### [Given instruction]
Copy out the listing in full, exactly as written, but not its pictures.

### [Data excerpt]
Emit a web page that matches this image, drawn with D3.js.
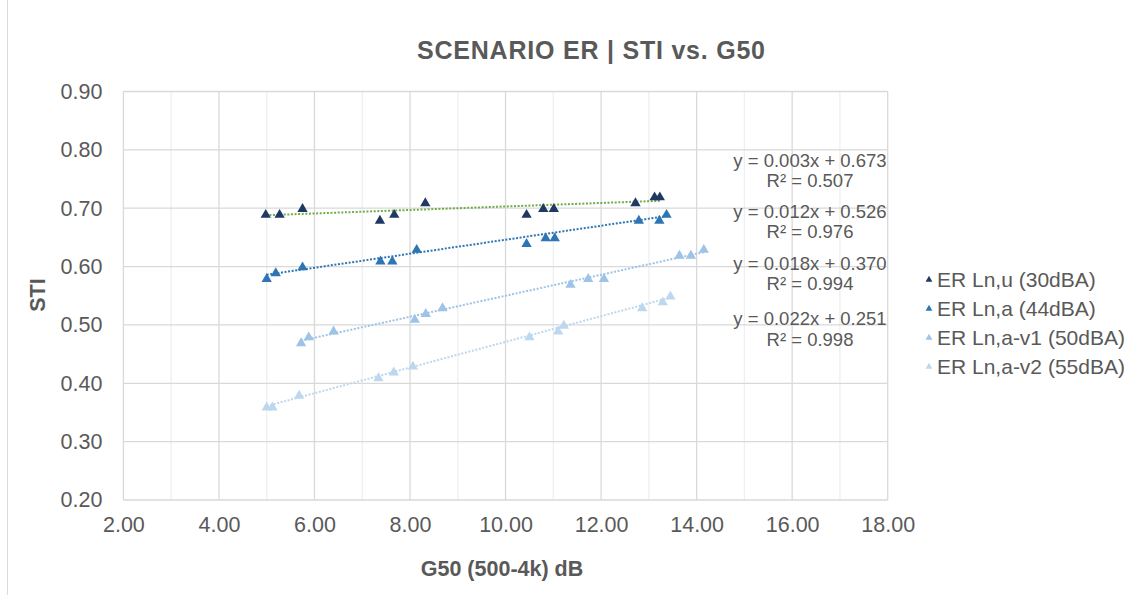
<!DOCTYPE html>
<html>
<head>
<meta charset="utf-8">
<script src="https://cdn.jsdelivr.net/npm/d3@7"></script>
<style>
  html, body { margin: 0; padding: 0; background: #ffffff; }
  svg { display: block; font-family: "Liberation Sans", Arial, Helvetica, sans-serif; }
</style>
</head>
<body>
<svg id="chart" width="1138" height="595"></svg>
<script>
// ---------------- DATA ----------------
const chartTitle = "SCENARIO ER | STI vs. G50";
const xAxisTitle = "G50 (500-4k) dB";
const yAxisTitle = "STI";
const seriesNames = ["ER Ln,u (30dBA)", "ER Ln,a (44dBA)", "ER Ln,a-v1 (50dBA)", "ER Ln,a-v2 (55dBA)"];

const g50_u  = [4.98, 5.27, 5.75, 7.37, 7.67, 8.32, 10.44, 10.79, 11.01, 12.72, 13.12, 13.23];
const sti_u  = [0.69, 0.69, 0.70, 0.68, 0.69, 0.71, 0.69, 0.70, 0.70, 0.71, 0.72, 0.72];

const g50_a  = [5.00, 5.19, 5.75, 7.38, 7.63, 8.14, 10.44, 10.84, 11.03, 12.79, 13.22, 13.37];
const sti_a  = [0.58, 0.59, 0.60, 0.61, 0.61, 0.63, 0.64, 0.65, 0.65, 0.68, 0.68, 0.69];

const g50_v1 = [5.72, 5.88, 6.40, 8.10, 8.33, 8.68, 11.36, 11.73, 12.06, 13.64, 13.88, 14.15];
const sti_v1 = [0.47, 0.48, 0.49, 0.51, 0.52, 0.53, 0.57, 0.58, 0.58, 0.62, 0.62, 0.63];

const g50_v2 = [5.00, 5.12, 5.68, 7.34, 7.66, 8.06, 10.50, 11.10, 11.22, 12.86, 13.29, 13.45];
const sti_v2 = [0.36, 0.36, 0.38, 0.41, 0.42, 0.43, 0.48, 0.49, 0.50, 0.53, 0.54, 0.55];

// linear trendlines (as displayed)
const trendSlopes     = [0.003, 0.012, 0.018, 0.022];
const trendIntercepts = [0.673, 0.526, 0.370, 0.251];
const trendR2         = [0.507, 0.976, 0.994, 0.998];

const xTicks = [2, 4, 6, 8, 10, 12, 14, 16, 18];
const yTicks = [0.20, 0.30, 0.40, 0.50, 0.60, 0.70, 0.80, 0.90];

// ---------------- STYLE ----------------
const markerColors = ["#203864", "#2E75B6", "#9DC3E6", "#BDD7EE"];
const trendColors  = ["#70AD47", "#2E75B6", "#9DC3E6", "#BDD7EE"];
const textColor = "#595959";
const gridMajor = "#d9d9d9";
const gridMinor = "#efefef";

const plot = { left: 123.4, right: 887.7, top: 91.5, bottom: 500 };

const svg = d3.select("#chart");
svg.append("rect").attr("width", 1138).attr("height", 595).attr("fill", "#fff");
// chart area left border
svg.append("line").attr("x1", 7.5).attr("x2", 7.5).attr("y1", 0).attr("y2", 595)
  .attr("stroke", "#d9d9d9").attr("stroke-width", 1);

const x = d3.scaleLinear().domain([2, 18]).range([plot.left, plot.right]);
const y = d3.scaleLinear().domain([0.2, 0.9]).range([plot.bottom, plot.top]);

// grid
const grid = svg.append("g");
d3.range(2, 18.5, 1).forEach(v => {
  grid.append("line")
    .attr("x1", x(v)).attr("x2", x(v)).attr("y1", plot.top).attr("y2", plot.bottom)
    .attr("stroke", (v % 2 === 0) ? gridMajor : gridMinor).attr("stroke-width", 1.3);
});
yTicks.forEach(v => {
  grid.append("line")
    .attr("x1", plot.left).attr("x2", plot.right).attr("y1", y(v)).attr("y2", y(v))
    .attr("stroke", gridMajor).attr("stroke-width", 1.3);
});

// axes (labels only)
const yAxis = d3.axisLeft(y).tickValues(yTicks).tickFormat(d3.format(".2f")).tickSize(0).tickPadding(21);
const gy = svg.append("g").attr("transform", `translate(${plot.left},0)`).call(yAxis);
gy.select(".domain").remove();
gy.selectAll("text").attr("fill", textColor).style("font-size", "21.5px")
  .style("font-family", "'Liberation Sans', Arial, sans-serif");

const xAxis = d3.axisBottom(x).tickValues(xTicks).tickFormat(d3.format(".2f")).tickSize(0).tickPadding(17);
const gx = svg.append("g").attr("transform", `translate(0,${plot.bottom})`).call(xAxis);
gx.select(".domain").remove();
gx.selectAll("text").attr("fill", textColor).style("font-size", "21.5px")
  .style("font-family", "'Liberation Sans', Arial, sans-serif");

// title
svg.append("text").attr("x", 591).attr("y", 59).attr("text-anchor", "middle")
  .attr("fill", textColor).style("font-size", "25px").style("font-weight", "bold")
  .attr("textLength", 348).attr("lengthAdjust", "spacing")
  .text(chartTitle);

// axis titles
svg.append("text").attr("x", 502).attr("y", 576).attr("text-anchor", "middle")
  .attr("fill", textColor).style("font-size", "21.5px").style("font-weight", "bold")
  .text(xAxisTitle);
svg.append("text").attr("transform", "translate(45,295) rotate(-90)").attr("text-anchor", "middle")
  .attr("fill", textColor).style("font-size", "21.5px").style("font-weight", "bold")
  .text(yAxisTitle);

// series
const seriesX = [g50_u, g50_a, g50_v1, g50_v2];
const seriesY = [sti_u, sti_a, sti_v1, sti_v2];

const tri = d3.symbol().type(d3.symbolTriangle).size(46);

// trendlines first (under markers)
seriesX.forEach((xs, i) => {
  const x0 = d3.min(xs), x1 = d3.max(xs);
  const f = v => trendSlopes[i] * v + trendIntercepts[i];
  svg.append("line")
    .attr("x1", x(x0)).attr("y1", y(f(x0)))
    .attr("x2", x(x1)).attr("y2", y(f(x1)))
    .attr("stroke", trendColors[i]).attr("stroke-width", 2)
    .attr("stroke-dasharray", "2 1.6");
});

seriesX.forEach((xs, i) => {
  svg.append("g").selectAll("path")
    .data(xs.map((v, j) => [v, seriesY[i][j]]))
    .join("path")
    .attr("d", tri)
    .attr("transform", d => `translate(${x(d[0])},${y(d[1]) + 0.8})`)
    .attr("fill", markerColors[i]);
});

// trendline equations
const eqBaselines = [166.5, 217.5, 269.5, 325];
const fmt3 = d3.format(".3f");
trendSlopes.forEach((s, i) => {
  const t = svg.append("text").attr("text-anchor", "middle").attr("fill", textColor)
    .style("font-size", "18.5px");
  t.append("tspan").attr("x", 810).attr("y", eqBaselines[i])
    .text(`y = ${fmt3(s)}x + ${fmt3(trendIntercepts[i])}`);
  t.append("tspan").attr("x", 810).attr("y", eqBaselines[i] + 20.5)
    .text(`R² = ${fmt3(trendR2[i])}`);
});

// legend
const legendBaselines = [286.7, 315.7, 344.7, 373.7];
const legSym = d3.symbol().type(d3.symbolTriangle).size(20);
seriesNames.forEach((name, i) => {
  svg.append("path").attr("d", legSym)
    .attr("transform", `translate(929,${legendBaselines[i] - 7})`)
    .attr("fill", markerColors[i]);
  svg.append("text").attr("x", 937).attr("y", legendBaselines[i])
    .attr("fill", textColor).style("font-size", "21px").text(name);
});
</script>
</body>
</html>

### [Correct result]
Emit a web page that matches this image, drawn with D3.js.
<!DOCTYPE html>
<html>
<head>
<meta charset="utf-8">
<script src="https://cdn.jsdelivr.net/npm/d3@7"></script>
<style>
  html, body { margin: 0; padding: 0; background: #ffffff; }
  svg { display: block; font-family: "Liberation Sans", Arial, Helvetica, sans-serif; }
</style>
</head>
<body>
<svg id="chart" width="1138" height="595"></svg>
<script>
// ---------------- DATA ----------------
const chartTitle = "SCENARIO ER | STI vs. G50";
const xAxisTitle = "G50 (500-4k) dB";
const yAxisTitle = "STI";
const seriesNames = ["ER Ln,u (30dBA)", "ER Ln,a (44dBA)", "ER Ln,a-v1 (50dBA)", "ER Ln,a-v2 (55dBA)"];

const g50_u  = [4.98, 5.27, 5.75, 7.37, 7.67, 8.32, 10.44, 10.79, 11.01, 12.72, 13.12, 13.23];
const sti_u  = [0.69, 0.69, 0.70, 0.68, 0.69, 0.71, 0.69, 0.70, 0.70, 0.71, 0.72, 0.72];

const g50_a  = [5.00, 5.19, 5.75, 7.38, 7.63, 8.14, 10.44, 10.84, 11.03, 12.79, 13.22, 13.37];
const sti_a  = [0.58, 0.59, 0.60, 0.61, 0.61, 0.63, 0.64, 0.65, 0.65, 0.68, 0.68, 0.69];

const g50_v1 = [5.72, 5.88, 6.40, 8.10, 8.33, 8.68, 11.36, 11.73, 12.06, 13.64, 13.88, 14.15];
const sti_v1 = [0.47, 0.48, 0.49, 0.51, 0.52, 0.53, 0.57, 0.58, 0.58, 0.62, 0.62, 0.63];

const g50_v2 = [5.00, 5.12, 5.68, 7.34, 7.66, 8.06, 10.50, 11.10, 11.22, 12.86, 13.29, 13.45];
const sti_v2 = [0.36, 0.36, 0.38, 0.41, 0.42, 0.43, 0.48, 0.49, 0.50, 0.53, 0.54, 0.55];

// linear trendlines (as displayed)
const trendSlopes     = [0.003, 0.012, 0.018, 0.022];
const trendIntercepts = [0.673, 0.526, 0.370, 0.251];
const trendR2         = [0.507, 0.976, 0.994, 0.998];

const xTicks = [2, 4, 6, 8, 10, 12, 14, 16, 18];
const yTicks = [0.20, 0.30, 0.40, 0.50, 0.60, 0.70, 0.80, 0.90];

// ---------------- STYLE ----------------
const markerColors = ["#203864", "#2E75B6", "#9DC3E6", "#BDD7EE"];
const trendColors  = ["#70AD47", "#2E75B6", "#9DC3E6", "#BDD7EE"];
const textColor = "#595959";
const gridMajor = "#d9d9d9";
const gridMinor = "#efefef";

const plot = { left: 123.4, right: 887.7, top: 91.5, bottom: 500 };

const svg = d3.select("#chart");
svg.append("rect").attr("width", 1138).attr("height", 595).attr("fill", "#fff");
// chart area left border
svg.append("line").attr("x1", 7.5).attr("x2", 7.5).attr("y1", 0).attr("y2", 595)
  .attr("stroke", "#d9d9d9").attr("stroke-width", 1);

const x = d3.scaleLinear().domain([2, 18]).range([plot.left, plot.right]);
const y = d3.scaleLinear().domain([0.2, 0.9]).range([plot.bottom, plot.top]);

// grid
const grid = svg.append("g");
d3.range(2, 18.5, 1).forEach(v => {
  grid.append("line")
    .attr("x1", x(v)).attr("x2", x(v)).attr("y1", plot.top).attr("y2", plot.bottom)
    .attr("stroke", (v % 2 === 0) ? gridMajor : gridMinor).attr("stroke-width", 1.3);
});
yTicks.forEach(v => {
  grid.append("line")
    .attr("x1", plot.left).attr("x2", plot.right).attr("y1", y(v)).attr("y2", y(v))
    .attr("stroke", gridMajor).attr("stroke-width", 1.3);
});

// axes (labels only)
const yAxis = d3.axisLeft(y).tickValues(yTicks).tickFormat(d3.format(".2f")).tickSize(0).tickPadding(21);
const gy = svg.append("g").attr("transform", `translate(${plot.left},0)`).call(yAxis);
gy.select(".domain").remove();
gy.selectAll("text").attr("fill", textColor).style("font-size", "21.5px")
  .style("font-family", "'Liberation Sans', Arial, sans-serif");

const xAxis = d3.axisBottom(x).tickValues(xTicks).tickFormat(d3.format(".2f")).tickSize(0).tickPadding(17);
const gx = svg.append("g").attr("transform", `translate(0,${plot.bottom})`).call(xAxis);
gx.select(".domain").remove();
gx.selectAll("text").attr("fill", textColor).style("font-size", "21.5px")
  .style("font-family", "'Liberation Sans', Arial, sans-serif");

// title
svg.append("text").attr("x", 591).attr("y", 59).attr("text-anchor", "middle")
  .attr("fill", textColor).style("font-size", "25px").style("font-weight", "bold")
  .attr("textLength", 348).attr("lengthAdjust", "spacing")
  .text(chartTitle);

// axis titles
svg.append("text").attr("x", 502).attr("y", 576).attr("text-anchor", "middle")
  .attr("fill", textColor).style("font-size", "21.5px").style("font-weight", "bold")
  .text(xAxisTitle);
svg.append("text").attr("transform", "translate(45,295) rotate(-90)").attr("text-anchor", "middle")
  .attr("fill", textColor).style("font-size", "21.5px").style("font-weight", "bold")
  .text(yAxisTitle);

// series
const seriesX = [g50_u, g50_a, g50_v1, g50_v2];
const seriesY = [sti_u, sti_a, sti_v1, sti_v2];

const tri = d3.symbol().type(d3.symbolTriangle).size(46);

// trendlines first (under markers)
seriesX.forEach((xs, i) => {
  const x0 = d3.min(xs), x1 = d3.max(xs);
  const f = v => trendSlopes[i] * v + trendIntercepts[i];
  svg.append("line")
    .attr("x1", x(x0)).attr("y1", y(f(x0)))
    .attr("x2", x(x1)).attr("y2", y(f(x1)))
    .attr("stroke", trendColors[i]).attr("stroke-width", 2)
    .attr("stroke-dasharray", "2 1.6");
});

seriesX.forEach((xs, i) => {
  svg.append("g").selectAll("path")
    .data(xs.map((v, j) => [v, seriesY[i][j]]))
    .join("path")
    .attr("d", tri)
    .attr("transform", d => `translate(${x(d[0])},${y(d[1]) + 0.8})`)
    .attr("fill", markerColors[i]);
});

// trendline equations
const eqBaselines = [166.5, 217.5, 269.5, 325];
const fmt3 = d3.format(".3f");
trendSlopes.forEach((s, i) => {
  const t = svg.append("text").attr("text-anchor", "middle").attr("fill", textColor)
    .style("font-size", "18.5px");
  t.append("tspan").attr("x", 810).attr("y", eqBaselines[i])
    .text(`y = ${fmt3(s)}x + ${fmt3(trendIntercepts[i])}`);
  t.append("tspan").attr("x", 810).attr("y", eqBaselines[i] + 20.5)
    .text(`R² = ${fmt3(trendR2[i])}`);
});

// legend
const legendBaselines = [286.7, 315.7, 344.7, 373.7];
const legSym = d3.symbol().type(d3.symbolTriangle).size(20);
seriesNames.forEach((name, i) => {
  svg.append("path").attr("d", legSym)
    .attr("transform", `translate(929,${legendBaselines[i] - 7})`)
    .attr("fill", markerColors[i]);
  svg.append("text").attr("x", 937).attr("y", legendBaselines[i])
    .attr("fill", textColor).style("font-size", "21px").text(name);
});
</script>
</body>
</html>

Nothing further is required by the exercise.